BED RESPONSE TO FAIRWEATHER AND STORM FLOW OH THE SHOREFACE

Abstract

Bailard's (1981) model of combined-flow, total-load sediment transport was used to calculate sediment flux at 8-m depth on a wave-dominated shoreface during fairweather and during a storm. Waves were skewed onshore during fairweather, however it was the reversing tidal current that controlled predicted transport direction. Transport direction during the early phase of the storm was also controlled by the mean flow, this time a wind-driven jetlike flow with an offshore component. As the storm progressed, waves became more organized and highly skewed, and by the end of the storm, predicted sediment transport was turned onshore by the shoreward-skewed waves against the mean flow.
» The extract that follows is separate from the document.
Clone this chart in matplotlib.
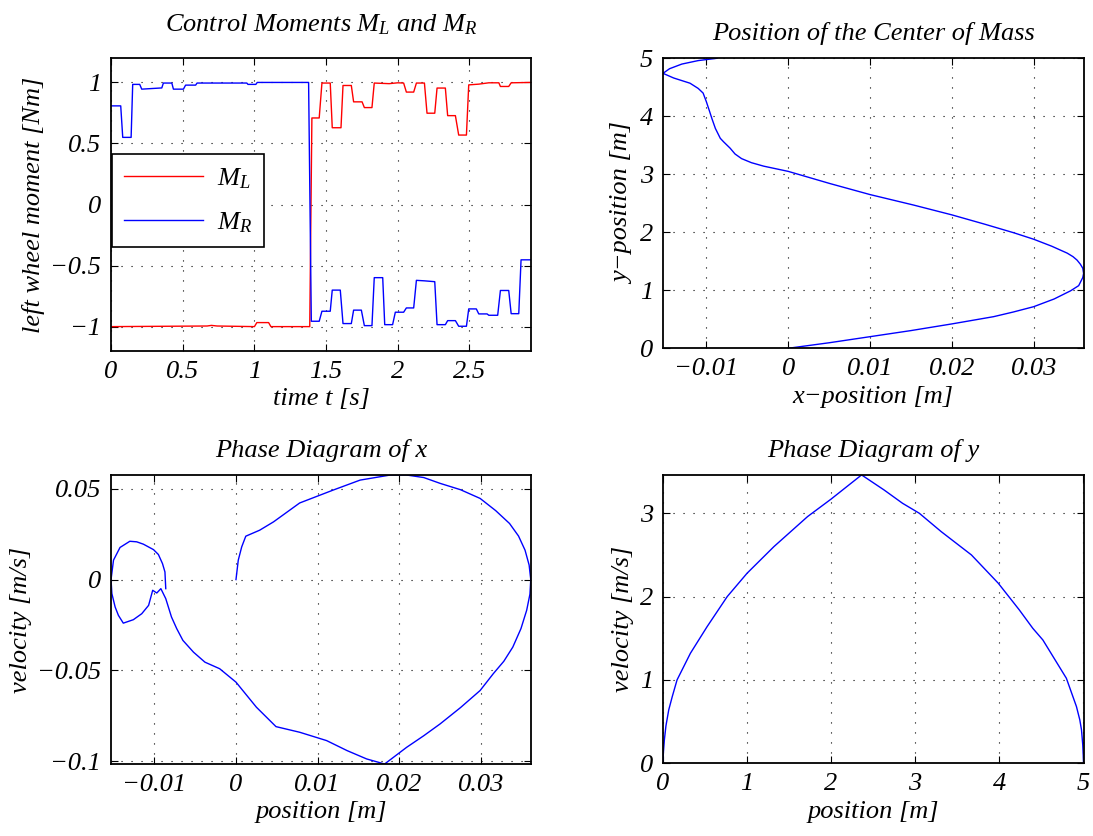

Measurements of changes in relative bed elevation at the 8-m depth site were used to verify the transport predictions. A total of 6 cm of accretion occurred over H.5 days of low-energy flow. It was found that predicted onshore transport was strongly correlated with erosion at the 8-m depth site, and predicted offshore transport was strongly correlated with accretion. Five cm of scour occurred during the initial phase of the storm, followed by 15 cm of rapid accretion. Onset of accretion was coincident with the organization of surface waves into long-period swell, and the maximum accretion rate was coincident with the most highly-skewed waves.